How Chris Sharma saved American Climbing
I started rock climbing in 1993. Climbing in America was different then. Commercial crash pads didn’t exist. No one sold “pre-made” quickdraws. The ATC had just come out. And in the world of pure rock climbing, Americans sucked. Not so much from being worse (read: less hard) climbers as a group than Europeans, but by being followers. Europeans had invented sport climbing in the 1980s, and a decade later the US was still firmly following that path and trying to catch up.
It wasn’t all bad, but it was far from good. Chipping and bolting were far more common, or at the very least not condemned and discussed openly as they are today. The sport versus trad debate was very much alive, with relatively little cross-pollination, especially in top level climbers. The media and scene generally were far more insular and engaged in even more navel-gazing than is common today. This has all changed, in no small part because the gyms which introduced climbers like me to the sport increased the number of participants dramatically.
One of the most emphatic, and somewhat unexpected, results of this was that climbing generally and the top end particularly became much more heterogenous.
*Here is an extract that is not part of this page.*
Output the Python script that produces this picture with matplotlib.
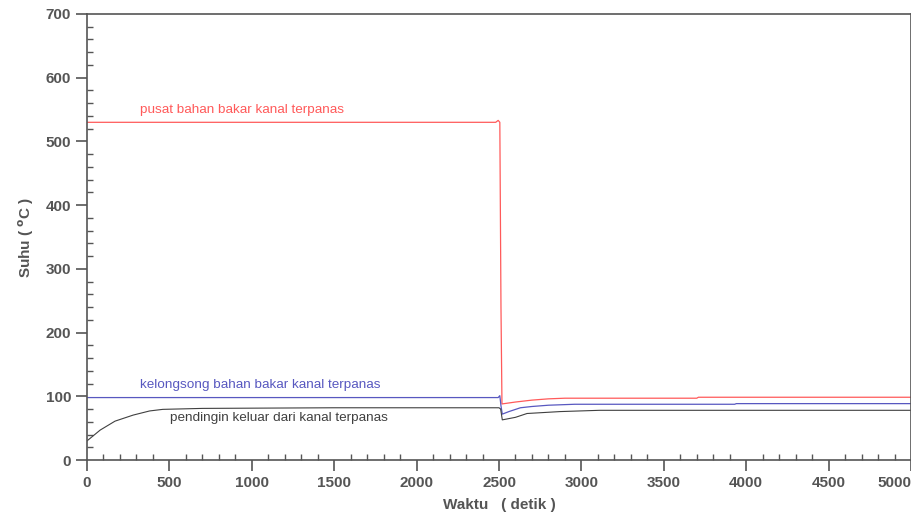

In the early nineties a climber like Beth Rodden transitioning from comp queen to hard trad specialist was unthinkable, even though Lynn Hill had pioneered that exact path. Hard trad is more prominent today than I ever would have imagined. I was drawn to trad immediately, due to my contrarian nature, and when I was starting out knew no one who trad climbed. Back when Miguel’s had bus seats inside and a rickety outhouse, there was little if any cross-pollination between sport and trad climbers in the Red River Gorge. There may still not be much mixing amongst the climbing proletariat, but the frequency hard and often scary trad is mentioned these days never fails to make me smile.
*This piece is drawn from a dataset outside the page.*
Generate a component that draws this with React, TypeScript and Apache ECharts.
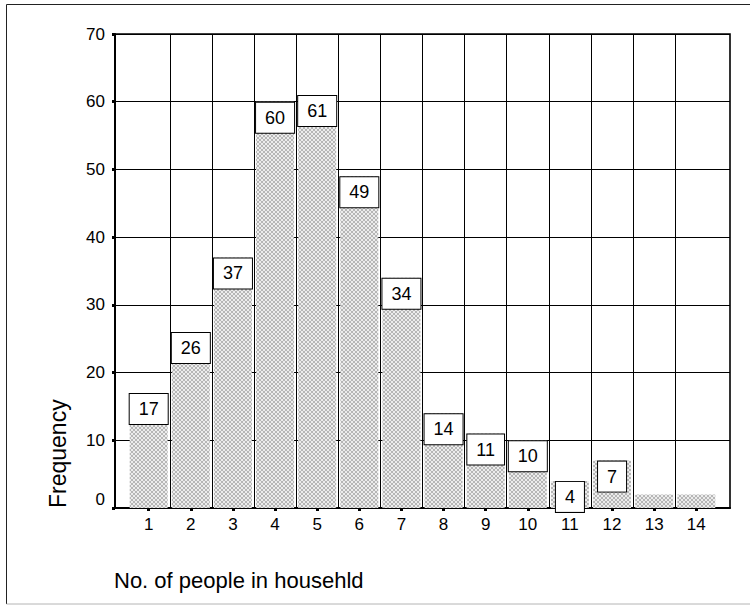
import React, { useEffect, useRef } from 'react';
import * as echarts from 'echarts';

const categories = [1, 2, 3, 4, 5, 6, 7, 8, 9, 10, 11, 12, 13, 14];
const frequencies = [17, 26, 37, 60, 61, 49, 34, 14, 11, 10, 4, 7, 2, 2];
const labelShown = [true, true, true, true, true, true, true, true, true, true, true, true, false, false];
const categoryBoundaries = [1.5, 2.5, 3.5, 4.5, 5.5, 6.5, 7.5, 8.5, 9.5, 10.5, 11.5, 12.5, 13.5];
const yMin = 0;
const yMax = 70;
const yStep = 10;
const xTitle = 'No. of people in househld';
const yTitle = 'Frequency';

const FONT = '"Liberation Sans", Arial, Helvetica, sans-serif';

function makePattern(): HTMLCanvasElement {
  const c = document.createElement('canvas');
  c.width = 4;
  c.height = 4;
  const ctx = c.getContext('2d')!;
  for (let i = 0; i < 4; i++) {
    for (let j = 0; j < 4; j++) {
      ctx.fillStyle = i === j || i + j === 3 ? '#b6b6b6' : '#ececec';
      ctx.fillRect(i, j, 1, 1);
    }
  }
  return c;
}

export default function App() {
  const ref = useRef<HTMLDivElement>(null);

  useEffect(() => {
    if (!ref.current) return;
    const chart = echarts.init(ref.current, null, { renderer: 'svg' });
    const pattern = makePattern();

    const option: any = {
      animation: false,
      textStyle: { fontFamily: FONT },
      grid: {
        left: 115,
        right: 20,
        top: 34,
        bottom: 97,
        show: true,
        borderColor: '#000',
        borderWidth: 1.6,
        backgroundColor: 'transparent',
      },
      xAxis: [
        {
          type: 'value',
          min: 0.2,
          max: 14.8,
          position: 'bottom',
          axisLine: { show: true, onZero: false, lineStyle: { color: '#000', width: 2 } },
          axisTick: {
            show: true,
            customValues: categories,
            length: 3,
            lineStyle: { color: '#000', width: 3 },
          },
          axisLabel: {
            customValues: categories,
            color: '#000',
            fontSize: 17,
            fontFamily: FONT,
            margin: 8,
          },
          splitLine: { show: false },
        },
        {
          type: 'value',
          min: 0.2,
          max: 14.8,
          position: 'top',
          axisLine: { show: false },
          axisTick: { show: false, customValues: categoryBoundaries },
          axisLabel: { show: false },
          splitLine: { show: true, lineStyle: { color: '#000', width: 1 } },
        },
      ],
      yAxis: {
        type: 'value',
        min: yMin,
        max: yMax,
        interval: yStep,
        axisLine: { show: true, lineStyle: { color: '#000', width: 2 } },
        axisTick: { show: true, length: 3, lineStyle: { color: '#000', width: 3 } },
        axisLabel: {
          color: '#000',
          fontSize: 17,
          fontFamily: FONT,
          margin: 10,
          verticalAlignMinLabel: 'bottom',
        },
        splitLine: { show: true, lineStyle: { color: '#000', width: 1 } },
      },
      series: [
        {
          type: 'bar',
          xAxisIndex: 0,
          yAxisIndex: 0,
          barWidth: 38,
          itemStyle: {
            color: { image: pattern, repeat: 'repeat' },
          },
          label: {
            show: true,
            position: 'insideTop',
            distance: 1,
            formatter: (p: any) => String(p.value[1]),
            backgroundColor: '#fff',
            borderColor: '#000',
            borderWidth: 1,
            padding: [6, 9, 6, 9],
            fontSize: 18,
            lineHeight: 18,
            color: '#000',
            fontFamily: FONT,
          },
          data: categories.map((c, i) => ({
            value: [c, frequencies[i]],
            label: { show: labelShown[i] },
          })),
        },
      ],
      graphic: [
        { type: 'line', shape: { x1: 6.5, y1: 4.5, x2: 750, y2: 4.5 }, style: { stroke: '#222', lineWidth: 1 } },
        { type: 'line', shape: { x1: 6.5, y1: 4.5, x2: 6.5, y2: 604 }, style: { stroke: '#222', lineWidth: 1 } },
        { type: 'line', shape: { x1: 6.5, y1: 604, x2: 750, y2: 604 }, style: { stroke: '#b4b4b4', lineWidth: 1 } },
        {
          type: 'text',
          x: 57.5,
          y: 508,
          rotation: Math.PI / 2,
          style: {
            text: yTitle,
            fontSize: 23,
            fontFamily: FONT,
            fill: '#000',
            align: 'left',
            verticalAlign: 'middle',
          },
        },
        {
          type: 'text',
          x: 114,
          y: 580,
          style: {
            text: xTitle,
            fontSize: 22,
            fontFamily: FONT,
            fill: '#000',
            align: 'left',
            verticalAlign: 'middle',
          },
        },
      ],
    };

    chart.setOption(option);
    return () => chart.dispose();
  }, []);

  return (
    <div
      ref={ref}
      style={{ position: 'absolute', left: 0, top: 0, width: 750, height: 605, background: '#fff' }}
    />
  );
}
I think Chris Sharma has a lot to do with that, in spite of his not being known for trad climbing. The significance of Sharma cannot be overstated. Not only did he become the best American rock climber since at least Charlie Porter by the time he was 15, but he did it with a disarming modesty and non-chalance which blew apart the self-importance of the previous generation, and set the tone for the future. This ecumenical approach has predominated, from the late 90s through to the present. Peter Beal may be correct that American climbers are still underperforming on the world stage, especially insofar as comps and difficulty is concerned. The comp statement is surely true, and also surely irrelevant. When Adam Ondra, possibly the most talented climber ever, admits that he won’t focus on comps because the specific training required to do well takes too much time away from proper climbing, the matter is put in proper context.
More than anything, Sharma represents the ability of one person, by force of example and personality, is able to shift a whole subculture. And for that we owe him.